TUCSON, Ariz. — Shawna Forde’s life has featured plenty of pain and suffering and her attorneys Friday argued that ought to be enough to spare her from a death sentence.
Forde, 43, was found guilty Monday of leading a deadly raid at the home of Raul Flores and Gina Gonzalez in Arivaca, Ariz. When the May 2009 home-invasion robbery was over, Gonzalez was bleeding from bullet wounds. Flores was dead, as was the couple’s 9-year-old daughter, Brisenia.
Jurors on Friday began deliberating whether Forde should receive a death sentence. They were scheduled to resume deliberations Tuesday. The panel spent much of the week listening to testimony about the former Everett woman’s life, including the defense’s recounting of a childhood marred by abandonment, abuse and street crime.
Before the jury began deliberating, defense attorney Eric Larsen spoke to them about the 1989 science fiction movie, “Star Trek V: The Final Frontier.”
Larsen recalled how in that movie, Spock’s half-brother, Sybok, used his ability to reveal and heal the innermost pain of a person in order to gain the trust of key members of the crew of the Enterprise. While Dr. McCoy and Spock accept Sybok’s help, Capt. James T. Kirk refuses the Vulcan’s offer, telling him that his pain is what makes him human.
“Pain is what makes Shawna Forde who she is,” Larsen said. “We carry it with us today the same way we carried it as a child.”
Larsen reminded the jury of testimony that Forde’s difficulties as a child has influenced her conduct as an adult.
“You can only be happy from the inside,” he said. “She doesn’t know that.”
Forde’s other defense attorney, Jill Thorpe, essentially conceded that her client had participated in the crimes visited upon the Flores family.
She argued that Forde’s low intelligence limited her client’s ability to orchestrate another outcome.
“When she was in the Flores home when Junior was shot, when she was in the back room as Brisenia was shot by Jason Bush, does she have the ability to develop a different strategy?” Thorpe asked.

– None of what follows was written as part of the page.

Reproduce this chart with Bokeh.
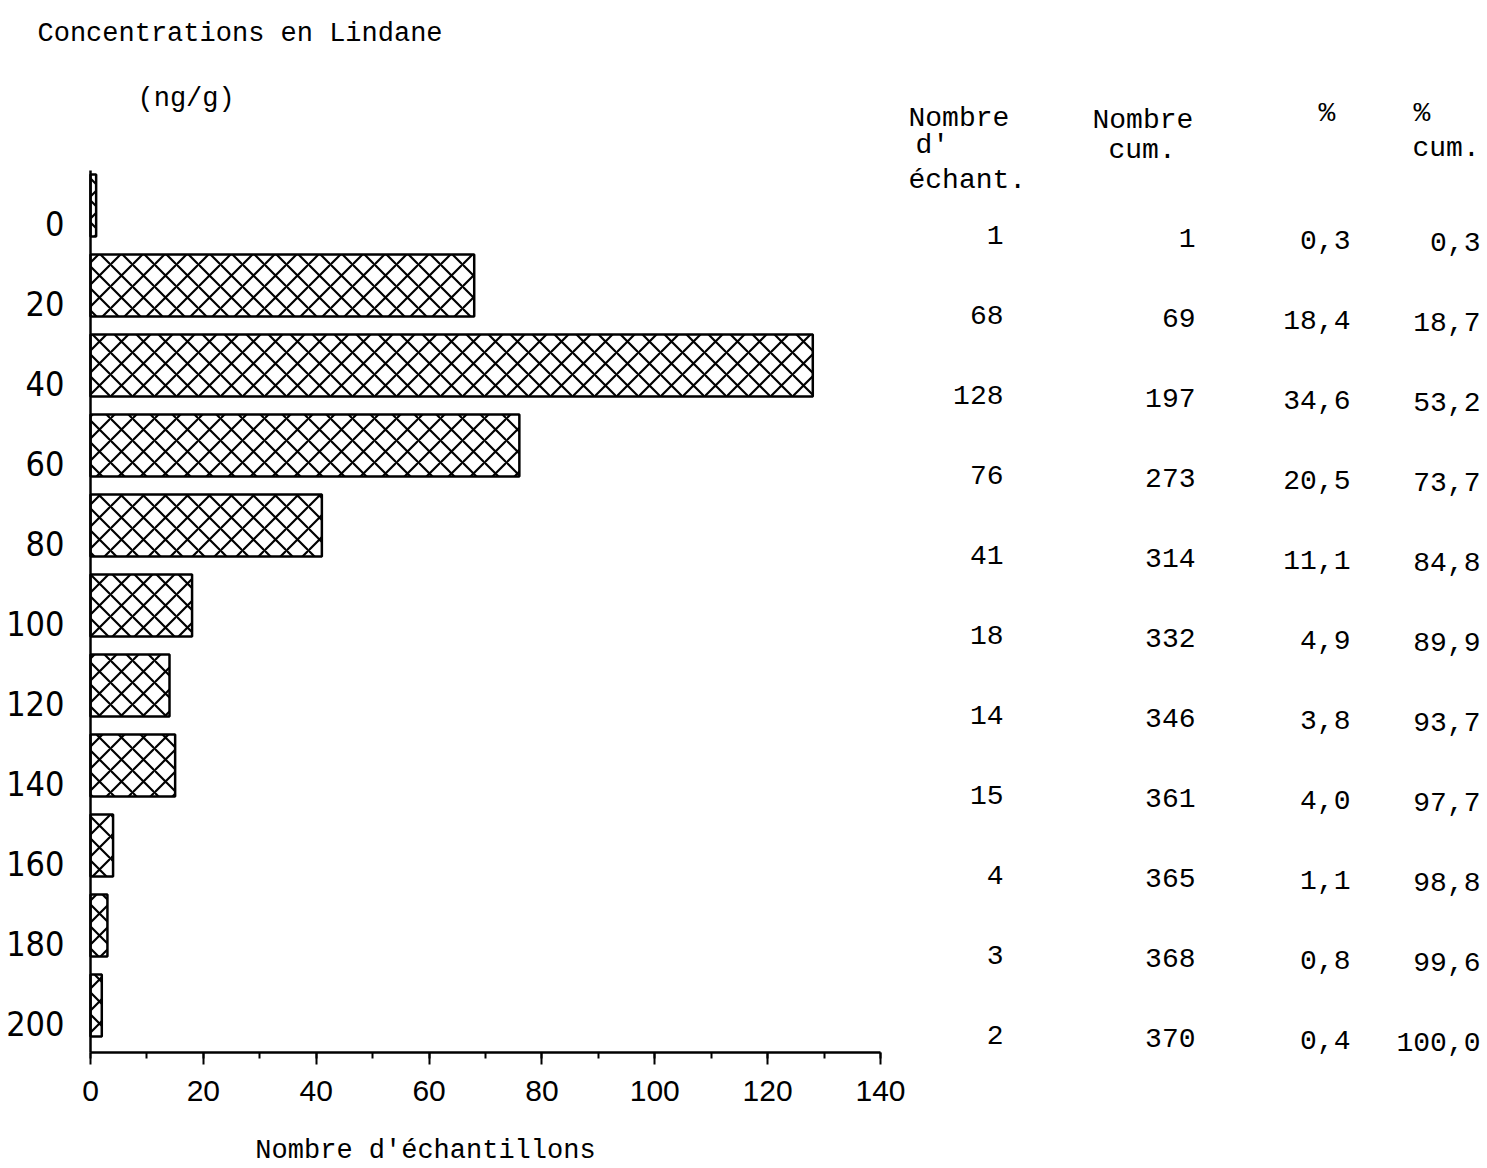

Asked later if her statement to jurors was an admission that Forde was guilty, Thorpe said, “It is what it is.” She added that her remarks were offered without Forde’s agreement.
The attorney also told jurors that a death sentence would only feed Forde’s ego.
“Shawna would be a celebrity,” she argued. “Give her life and she will fade into the prison community and she will be a nobody.”
Deputy County Attorney Rick Unklesbay told jurors Forde must be held accountable.
“There comes a time in your life when you have to take responsibility for your actions,” he argued.
Forde is not alone in having faced a difficult childhood, Unklesbay told jurors.
“You would think as a victim herself that she would recognize that you don’t victimize others,” he said of Forde.
Unklesbay said Forde is morally culpable for the damage done to the Flores family, “Yet, her ego is the most important thing in her life.”
As he spoke, the prosecutor was unaware that Forde on Friday had offered, through her attorney, to grant interviews to any reporter who showed up at the jailhouse, so long as they came with a check.
“There is not an ounce of evidence that she should be shown leniency,” Unklesbay told jurors. “All we ask is that you do justice.”